Aran Nayebi comments on From Barriers to Alignment to the First Formal Corrigibility Guarantees

Aran Nayebi 8 Dec 2025 17:55 UTC
3 points
1
Thanks! I really appreciate this, and I think your natural-latents framing fits nicely with the Part I point about needing to compress D down to a small set of crisp, structured latents. On the lexicographic point: it’s worth noting that even though Theorem 3 writes the full objective as a discounted sum, the safety heads U1-U4 aren’t long-horizon objectives — they’re local one-step tests whose optimal action doesn’t depend on future predictions. For example, U1 is automatically satisfied each round by waiting (and once the human approves the proposed action, the agent simply executes it, thereby engaging U2-U5), and U4 is a one-step reversibility check against an inaction baseline, not a long-run impact estimate. The only head with genuine long-horizon structure is U5, which sits below the safety heads, so discounting never creates optimization pressure on them.
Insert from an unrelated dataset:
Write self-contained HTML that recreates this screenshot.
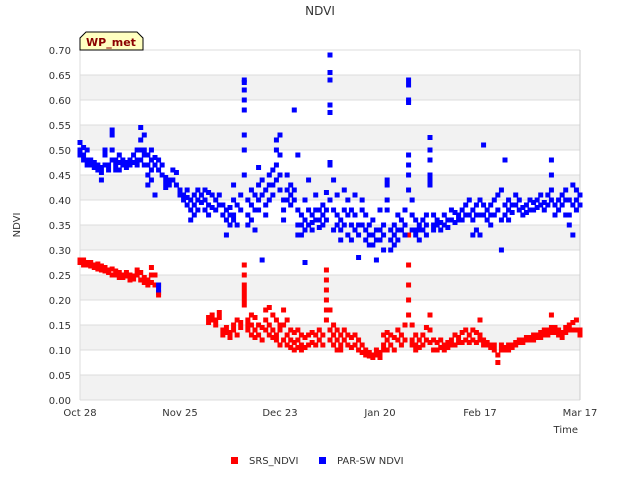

This makes the whole scheme intentionally deontic and “natural-latent–friendly”, exactly matching the tractable regime suggested by the large-D lower bounds of Part I.
- I.M.J. McInnis 8 Dec 2025 18:46 UTC
  1 point
  0
  Parent
  Yeah, I agree that your formalism achieves what we want. The challenge is getting an actual AI that is appropriately myopic with respect to U1-U4. And of things about which an AI could obtain certificates of determinacy, its own one-step actions seem most likely.